Dean has lived at Woodlands Ridge, a private nursing home in the southern city of Southampton -- Titanic's home port -- since she broke her hip two years ago.

"I am not able to live in my home anymore," Dean was quoted as telling the Southern Daily Echo newspaper. "I am selling it all now because I have to pay these nursing home fees and am selling anything that I think might fetch some money."

A spokeswoman for Woodlands Ridge said rooms at the nursing home cost between $1,000 and $1,550 a week, depending on the level of care the resident needs, but declined to discuss Dean's situation, saying it was a private matter.

Although Britain has a free health-care system, private providers offer more comprehensive services for a fee. In the case of nursing homes, state-run facilities are available and cost much less than private ones. But they are more spartan and offer fewer amenities, such as shared rooms and no private TVs.

Local authorities often pay a portion of the costs of private nursing home care based on an individual's assets; anyone with more than $39,000 in assets has to pay their own fees.

In 1912, baby Elizabeth Gladys "Millvina" Dean and her family were steerage passengers emigrating to Kansas City, Mo., aboard the Titanic.

Four days out of port, on the night of April 14, 1912, it hit an iceberg and sank. Billed as "practically unsinkable" by the publicity magazines of the period, the Titanic did not have enough lifeboats for all 2,200 passengers and crew.

Dean, her mother Georgetta and brother Bertram Jr. were among 706 people -- mostly women and children -- who were rescued by the steamship Carpathia and survived. Her father, Bertram Dean, was among more than 1,500 who died.

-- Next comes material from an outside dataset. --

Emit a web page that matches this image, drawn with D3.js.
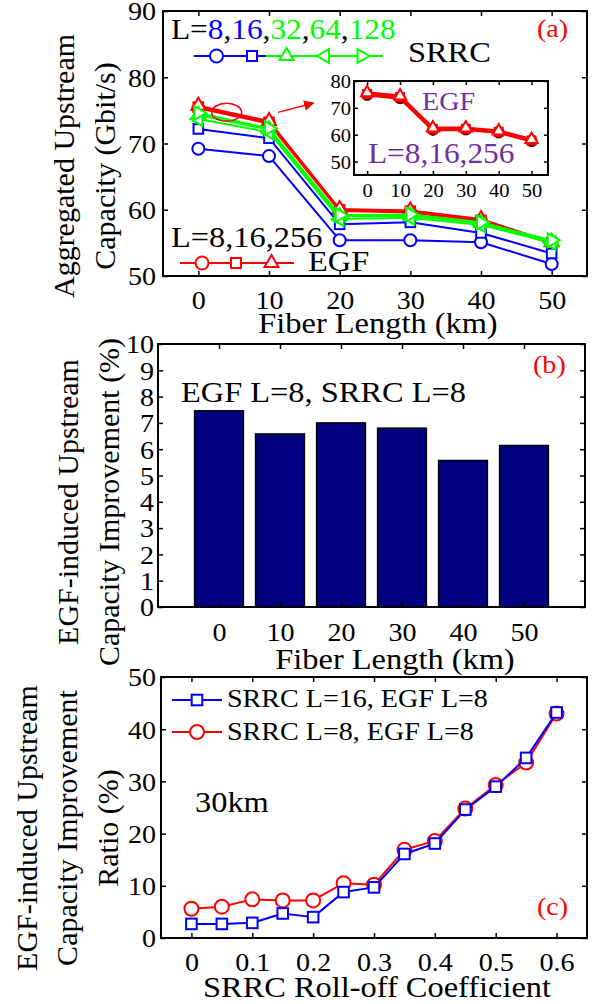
<!DOCTYPE html>
<html><head><meta charset="utf-8">
<script src="https://cdn.jsdelivr.net/npm/d3@7"></script>
<style>
html,body{margin:0;padding:0;background:#fff;}
svg text{font-family:"Liberation Serif","Times New Roman",serif;}
</style></head><body>
<svg id="fig" width="601" height="1004"></svg>
<script>
// ---------- data ----------
const fiberKm = [0, 10, 20, 30, 40, 50];
// (a) aggregated upstream capacity, Gbit/s
const srrcL8   = [69.2, 68.1, 55.4, 55.4, 55.1, 51.8];
const srrcL16  = [72.2, 70.8, 57.8, 58.1, 56.5, 53.4];
const srrcL32  = [74.3, 72.1, 59.0, 59.1, 58.0, 55.2];
const srrcL64  = [73.7, 71.7, 58.6, 58.8, 57.7, 55.0];
const srrcL128 = [74.6, 72.3, 59.2, 59.3, 58.1, 55.4];
const egfL8    = [75.3, 73.0, 59.8, 59.6, 58.3, 54.9];
const egfL16   = [75.5, 73.2, 60.0, 59.8, 58.4, 55.0];
const egfL256  = [75.7, 73.4, 60.1, 59.9, 58.6, 55.1];
// inset: EGF curves alone
const insetEgfL8   = [74.8, 73.6, 61.8, 61.9, 60.8, 57.6];
const insetEgfL16  = [75.2, 74.0, 62.1, 62.2, 61.1, 57.9];
const insetEgfL256 = [75.6, 74.4, 62.5, 62.5, 61.4, 58.2];
// (b) EGF-induced improvement, %
const improvement = [7.46, 6.58, 7.0, 6.8, 5.57, 6.14];
// (c) improvement ratio vs roll-off at 30 km, %
const rolloff  = [0, 0.05, 0.1, 0.15, 0.2, 0.25, 0.3, 0.35, 0.4, 0.45, 0.5, 0.55, 0.6];
const ratioL16 = [2.7, 2.7, 2.9, 4.7, 4.0, 8.8, 9.7, 16.1, 18.1, 24.6, 29.0, 34.5, 43.2];
const ratioL8  = [5.6, 6.0, 7.4, 7.2, 7.2, 10.5, 10.2, 16.9, 18.6, 24.8, 29.3, 33.6, 43.0];

const ticksA = {x: [0, 10, 20, 30, 40, 50], y: [50, 60, 70, 80, 90]};
const ticksInset = {x: [0, 10, 20, 30, 40, 50], y: [50, 60, 70, 80]};
const ticksB = {x: [0, 10, 20, 30, 40, 50], y: [0, 1, 2, 3, 4, 5, 6, 7, 8, 9, 10]};
const ticksC = {x: [0, 0.1, 0.2, 0.3, 0.4, 0.5, 0.6], y: [0, 10, 20, 30, 40, 50]};

// ---------- helpers ----------
const svg = d3.select("#fig");
const SX = 1.08;          // horizontal glyph stretch of the figure text
const BLUE = "#0000ff", GREEN = "#00ff00", RED = "#ff0000", PURPLE = "#7030a0", NAVY = "#000080";

function label(g, x, y, str, o = {}) {
  const t = g.append("text")
    .attr("transform", `translate(${x},${y}) scale(${SX},1)`)
    .attr("font-size", o.size || 30)
    .attr("fill", o.fill || "#000")
    .attr("text-anchor", o.anchor || "start");
  if (Array.isArray(str)) str.forEach(([s, c]) => t.append("tspan").attr("fill", c).text(s));
  else t.text(str);
  return t;
}
function vlabel(g, x, y, str, size) {
  g.append("text").attr("transform", `translate(${x},${y}) rotate(-90)`)
    .attr("font-size", size).attr("text-anchor", "middle").text(str);
}

function frame(g, xs, ys, o) {
  const [x0, x1] = xs.range(), [yb, yt] = ys.range();
  const tl = o.tick || 5;
  const fmt = o.xf || d3.format("d");
  const bottom = g.append("g").attr("transform", `translate(0,${yb})`)
    .call(d3.axisBottom(xs).tickValues(o.xt).tickSizeInner(-tl).tickSizeOuter(0).tickPadding(0).tickFormat(fmt));
  bottom.selectAll("text").attr("y", o.xOff).attr("dy", null)
    .attr("transform", `scale(${SX},1)`).attr("font-size", o.fs);
  const left = g.append("g").attr("transform", `translate(${x0},0)`)
    .call(d3.axisLeft(ys).tickValues(o.yt).tickSizeInner(-tl).tickSizeOuter(0).tickPadding(0).tickFormat(d3.format("d")));
  left.selectAll("text").attr("x", -o.yGap / SX).attr("dy", "0.34em")
    .attr("transform", `scale(${SX},1)`).attr("font-size", o.fs);
  g.append("g").attr("transform", `translate(0,${yt})`)
    .call(d3.axisTop(xs).tickValues(o.xt).tickSizeInner(-tl).tickSizeOuter(0).tickFormat(""));
  g.append("g").attr("transform", `translate(${x1},0)`)
    .call(d3.axisRight(ys).tickValues(o.yt).tickSizeInner(-tl).tickSizeOuter(0).tickFormat(""));
  g.selectAll(".domain").remove();
  g.selectAll(".tick line").attr("stroke", "#000").attr("stroke-width", 1.5);
  g.append("rect").attr("x", x0).attr("y", yt).attr("width", x1 - x0).attr("height", yb - yt)
    .attr("fill", "none").attr("stroke", "#000").attr("stroke-width", 2);
}

function mark(g, type, x, y, color, s, fill) {
  const f = fill || "#fff";
  let el;
  if (type === "o") el = g.append("circle").attr("cx", x).attr("cy", y).attr("r", s);
  else if (type === "s") el = g.append("rect").attr("x", x - s).attr("y", y - s).attr("width", 2 * s).attr("height", 2 * s);
  else {
    const h = 0.87 * s, q = 0.5 * s;
    const pts = {
      "^": [[x, y - s], [x + h, y + q], [x - h, y + q]],
      "<": [[x - s, y], [x + q, y - h], [x + q, y + h]],
      ">": [[x + s, y], [x - q, y - h], [x - q, y + h]]
    }[type];
    el = g.append("path").attr("d", "M" + pts.map(p => p.join(",")).join("L") + "Z");
  }
  el.attr("fill", f).attr("stroke", color).attr("stroke-width", 2);
}
const sizeOf = {o: 6, s: 4.8, "^": 8, "<": 8, ">": 8};

function series(g, xs, ys, xv, yv, color, type, o = {}) {
  const line = d3.line().x((d, i) => xs(xv[i])).y(d => ys(d));
  g.append("path").attr("d", line(yv)).attr("fill", "none")
    .attr("stroke", color).attr("stroke-width", o.lw || 2).attr("stroke-linejoin", "round");
  yv.forEach((v, i) => mark(g, type, xs(xv[i]), ys(v), o.mc || color, o.size || sizeOf[type], o.fill));
}

// ---------- (a) ----------
const ga = svg.append("g");
const ax = d3.scaleLinear().domain([-5, 55]).range([163, 587]);
const ay = d3.scaleLinear().domain([50, 90]).range([276, 11]);

series(ga, ax, ay, fiberKm, egfL8, RED, "o");
series(ga, ax, ay, fiberKm, egfL16, RED, "s");
series(ga, ax, ay, fiberKm, egfL256, RED, "^");
series(ga, ax, ay, fiberKm, srrcL8, BLUE, "o");
series(ga, ax, ay, fiberKm, srrcL16, BLUE, "s");
series(ga, ax, ay, fiberKm, srrcL32, GREEN, "^");
series(ga, ax, ay, fiberKm, srrcL64, GREEN, "<");
series(ga, ax, ay, fiberKm, srrcL128, GREEN, ">");

// SRRC key
label(ga, 171, 39, [["L=", "#000"], ["8", BLUE], [",", "#000"], ["16", BLUE], [",", "#000"],
  ["32", GREEN], [",", "#000"], ["64", GREEN], [",", "#000"], ["128", GREEN]], {size: 29});
ga.append("line").attr("x1", 194).attr("x2", 266).attr("y1", 56).attr("y2", 56).attr("stroke", BLUE).attr("stroke-width", 2);
ga.append("line").attr("x1", 266).attr("x2", 383).attr("y1", 56).attr("y2", 56).attr("stroke", GREEN).attr("stroke-width", 2);
mark(ga, "o", 216.5, 56, BLUE, 6.5);
mark(ga, "s", 252, 56, BLUE, 5);
mark(ga, "^", 286.5, 56, GREEN, 8);
mark(ga, "<", 325, 56, GREEN, 8);
mark(ga, ">", 361.5, 56, GREEN, 8);
label(ga, 408, 62, "SRRC", {size: 30});

// EGF key
label(ga, 171, 247, "L=8,16,256", {size: 30});
ga.append("line").attr("x1", 180).attr("x2", 294).attr("y1", 263).attr("y2", 263).attr("stroke", RED).attr("stroke-width", 2);
mark(ga, "o", 202, 263, RED, 6.5);
mark(ga, "s", 236, 263, RED, 5);
mark(ga, "^", 271.5, 263, RED, 8);
label(ga, 308, 271, "EGF", {size: 30});

label(ga, 537, 37, "(a)", {size: 26, fill: RED});

// callout from the 0 km cluster to the inset
ga.append("ellipse").attr("cx", ax(4)).attr("cy", ay(74.7)).attr("rx", 15).attr("ry", 9)
  .attr("fill", "none").attr("stroke", RED).attr("stroke-width", 1.5);
svg.append("defs").append("marker").attr("id", "arr").attr("viewBox", "0 0 10 10")
  .attr("refX", 9).attr("refY", 5).attr("markerWidth", 7).attr("markerHeight", 7).attr("orient", "auto")
  .append("path").attr("d", "M0,0L10,5L0,10Z").attr("fill", RED);
ga.append("line").attr("x1", ax(11.3)).attr("y1", ay(74.7)).attr("x2", ax(16.3)).attr("y2", ay(76.1))
  .attr("stroke", RED).attr("stroke-width", 1.5).attr("marker-end", "url(#arr)");

frame(ga, ax, ay, {xt: ticksA.x, yt: ticksA.y, fs: 26, xOff: 33, yGap: 7});
vlabel(ga, 74, 166, "Aggregated Upstream", 30);
vlabel(ga, 115, 166, "Capacity (Gbit/s)", 30);
label(ga, 378, 333, "Fiber Length (km)", {size: 30, anchor: "middle"});

// inset
const gi = svg.append("g");
const ix = d3.scaleLinear().domain([-4, 55]).range([354, 548]);
const iy = d3.scaleLinear().domain([45, 80]).range([175, 81]);
gi.append("rect").attr("x", 354).attr("y", 81).attr("width", 194).attr("height", 94).attr("fill", "#fff");
series(gi, ix, iy, fiberKm, insetEgfL8, RED, "o", {lw: 3, size: 5, mc: "#5a0000", fill: "#8b0000"});
series(gi, ix, iy, fiberKm, insetEgfL16, RED, "s", {lw: 3, size: 4});
series(gi, ix, iy, fiberKm, insetEgfL256, RED, "^", {lw: 3, size: 7});
label(gi, 422, 110, "EGF", {size: 26, fill: PURPLE});
label(gi, 368, 163, "L=8,16,256", {size: 29, fill: PURPLE});
frame(gi, ix, iy, {xt: ticksInset.x, yt: ticksInset.y, fs: 19, xOff: 22, yGap: 3, tick: 4});

// ---------- (b) ----------
const gb = svg.append("g");
const bx = d3.scaleLinear().domain([-10, 60]).range([158, 585]);
const by = d3.scaleLinear().domain([0, 10]).range([607, 344]);
gb.selectAll("rect.bar").data(improvement).join("rect").attr("class", "bar")
  .attr("x", (d, i) => bx(fiberKm[i] - 4)).attr("width", bx(4) - bx(-4))
  .attr("y", d => by(d)).attr("height", d => by(0) - by(d))
  .attr("fill", NAVY).attr("stroke", "#000").attr("stroke-width", 1.5);
label(gb, 181, 402, "EGF L=8, SRRC L=8", {size: 30});
label(gb, 533, 373, "(b)", {size: 26, fill: RED});
frame(gb, bx, by, {xt: ticksB.x, yt: ticksB.y, fs: 26, xOff: 34, yGap: 4});
vlabel(gb, 78, 502, "EGF-induced Upstream", 30);
vlabel(gb, 119, 502, "Capacity Improvement (%)", 30);
label(gb, 395, 669, "Fiber Length (km)", {size: 30, anchor: "middle"});

// ---------- (c) ----------
const gc = svg.append("g");
const cx = d3.scaleLinear().domain([-0.05, 0.65]).range([161, 587]);
const cy = d3.scaleLinear().domain([0, 50]).range([938, 677]);
series(gc, cx, cy, rolloff, ratioL8, RED, "o", {size: 7});
series(gc, cx, cy, rolloff, ratioL16, BLUE, "s", {size: 5.3});

gc.append("line").attr("x1", 172).attr("x2", 222).attr("y1", 700).attr("y2", 700).attr("stroke", BLUE).attr("stroke-width", 2);
mark(gc, "s", 197, 700, BLUE, 5.3);
label(gc, 227, 707, "SRRC L=16, EGF L=8", {size: 26});
gc.append("line").attr("x1", 172).attr("x2", 222).attr("y1", 732).attr("y2", 732).attr("stroke", RED).attr("stroke-width", 2);
mark(gc, "o", 197, 732, RED, 7);
label(gc, 227, 740, "SRRC L=8, EGF L=8", {size: 26});
label(gc, 195, 812, "30km", {size: 30});
label(gc, 537, 915, "(c)", {size: 26, fill: RED});

frame(gc, cx, cy, {xt: ticksC.x, yt: ticksC.y, fs: 26, xOff: 33, yGap: 5,
  xf: d => d === 0 ? "0" : d3.format(".1f")(d)});
vlabel(gc, 37, 828, "EGF-induced Upstream", 30);
vlabel(gc, 77, 828, "Capacity Improvement", 30);
vlabel(gc, 118, 828, "Ratio (%)", 30);
label(gc, 377, 997, "SRRC Roll-off Coefficient", {size: 30, anchor: "middle"});
</script></body></html>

Dean did not know she had been aboard the Titanic until she was 8 years old, when her mother, who was about to remarry, told her about her father's death.

She has no memories of the sinking and said she preferred it that way.

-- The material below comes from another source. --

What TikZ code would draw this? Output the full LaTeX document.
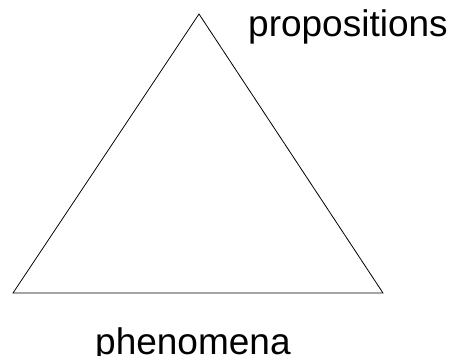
\documentclass[tikz,border=0pt]{standalone}
\usepackage{fontspec}
\setmainfont{Liberation Sans}
\usetikzlibrary{positioning}

\begin{document}
\begin{tikzpicture}[x=1pt,y=-1pt,
  lbl/.style={inner sep=0pt,anchor=base west,font=\fontsize{37}{44}\selectfont}
]
\useasboundingbox (0,0) rectangle (456,356);
\coordinate (top) at (199,14);
\coordinate (bl) at (13,293);
\coordinate (br) at (383,293);
\draw[line width=0.8pt] (top) -- (bl) -- (br) -- cycle;

\node[lbl] (prop) at (248,36) {propositions};
\node[lbl] (phen) at (95,354.5) {phenomena};
\end{tikzpicture}
\end{document}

"I wouldn't want to remember, really," she told The Associated Press in a 1997 interview.

Dean said she had seen the 1958 film, "A Night to Remember," with other survivors, but found it so upsetting that she declined to watch any other movies about the disaster, including the 1997 blockbuster "Titanic," starring Leonardo Di Caprio and Kate Winslet.

Dean began to take part in Titanic-related activities in the 1980s, and was active well into her 90s. She visited Belfast, Northern Ireland, to see where the ship was built, attended Titanic conventions around the world -- where she was mobbed by autograph-seekers -- and participated in radio and television documentaries about the sinking.

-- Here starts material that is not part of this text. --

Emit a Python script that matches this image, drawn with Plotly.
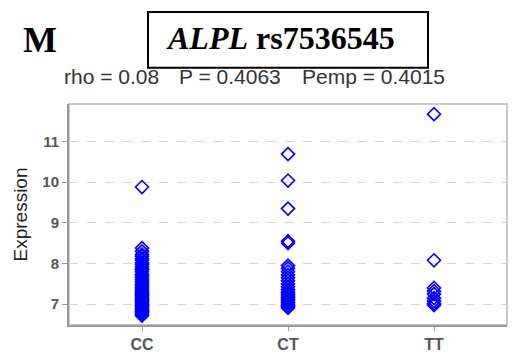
import plotly.graph_objects as go

categories = ["CC", "CT", "TT"]

cc_values = [9.88, 8.38, 8.30, 8.22, 8.18, 8.12, 8.08, 8.02, 7.98, 7.93, 7.88, 7.85, 7.80,
             7.74, 7.70, 7.65, 7.60, 7.55, 7.50, 7.46, 7.42, 7.38, 7.34, 7.30, 7.27,
             7.24, 7.21, 7.18, 7.15, 7.12, 7.09, 7.06, 7.03, 7.00, 6.97, 6.94, 6.91,
             6.88, 6.85, 6.82, 6.79, 6.76, 6.72]
ct_values = [10.69, 10.04, 9.35, 8.55, 8.50, 7.95, 7.88, 7.80, 7.72, 7.65, 7.58, 7.50,
             7.43, 7.36, 7.30, 7.25, 7.20, 7.16, 7.12, 7.08, 7.04, 7.00, 6.97, 6.94, 6.91]
tt_values = [11.67, 8.08, 7.40, 7.32, 7.25, 7.15, 7.08, 7.02, 6.98]

series = [cc_values, ct_values, tt_values]

# plot area in pixels (for placing paper-referenced decorations)
L, R, T, B = 69, 507, 104, 330
PW, PH = R - L, B - T


def px(x):
    return (x - L) / PW


def py(y):
    return (B - y) / PH


fig = go.Figure()
for cat, vals in zip(categories, series):
    fig.add_trace(go.Scatter(
        x=[cat] * len(vals), y=vals, mode="markers",
        marker=dict(symbol="diamond-open", size=10, color="#0000ff",
                    line=dict(width=1.6, color="#0000ff")),
        showlegend=False, hoverinfo="y"))

fig.update_layout(
    width=514, height=360,
    margin=dict(l=L, r=514 - R, t=T, b=360 - B),
    paper_bgcolor="white", plot_bgcolor="white",
    font=dict(family="Arial, Liberation Sans, sans-serif", color="#444"),
    xaxis=dict(range=[-0.5, 2.5], type="category", showgrid=False,
               showline=True, linecolor="#999", linewidth=2, mirror=False,
               ticks="outside", ticklen=4, tickcolor="#999",
               tickfont=dict(size=16, color="#555", weight="bold"), zeroline=False),
    yaxis=dict(range=[6.49, 11.92], tickvals=[7, 8, 9, 10, 11],
               showgrid=True, gridcolor="#d4d4d4", griddash="dash", gridwidth=1,
               showline=True, linecolor="#999", linewidth=2, mirror=False,
               ticks="outside", ticklen=5, tickcolor="#999",
               tickfont=dict(size=15, color="#555", weight="bold"), zeroline=False,
               title=dict(text="Expression", font=dict(size=19, color="#222"), standoff=10)),
)

# light frame on top/right
fig.add_shape(type="rect", xref="paper", yref="paper", x0=0, x1=1, y0=0, y1=1,
              line=dict(color="#c8c8c8", width=2), layer="below")

fig.add_annotation(text="<b>M</b>", xref="paper", yref="paper", x=px(40),
                   y=py(39), showarrow=False, xanchor="center", yanchor="middle",
                   font=dict(family="Liberation Serif, Times New Roman, serif", size=36, color="#000"))
fig.add_shape(type="rect", xref="paper", yref="paper",
              x0=px(148), x1=px(428), y0=py(67), y1=py(10),
              line=dict(color="#000", width=2), fillcolor="white")
fig.add_annotation(text="<b><i>ALPL</i> rs7536545</b>", xref="paper", yref="paper",
                   x=px(280), y=py(36), showarrow=False,
                   xanchor="center", yanchor="middle",
                   font=dict(family="Liberation Serif, Times New Roman, serif", size=32, color="#000"))

stat_texts = ["rho = 0.08", "P = 0.4063", "Pemp = 0.4015"]
stat_x = [62, 177, 300]
for t, x in zip(stat_texts, stat_x):
    fig.add_annotation(text=t, xref="paper", yref="paper", x=px(x), y=py(76),
                       showarrow=False, xanchor="left", yanchor="middle",
                       font=dict(family="Arial, Liberation Sans, sans-serif", size=21, color="#333"))

fig.write_html("out.html")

The last American survivor of the disaster, Lillian Asplund, died in 2006 at the age of 99. Another British survivor, Barbara Joyce West Dainton, died last November at 96.

Aldridge said the "massive interest" in Titanic memorabilia shows no signs of abating. Last year, a collection of items belonging to Asplund sold for more than $175,000.

"It's the people, the human angle," Aldridge said. "You had over 2,200 men, women and children on that ship, from John Jacob Astor, the richest person in the world at the time, to a poor Scandinavian family emigrating to the States to start a new life. There were 2,200 stories."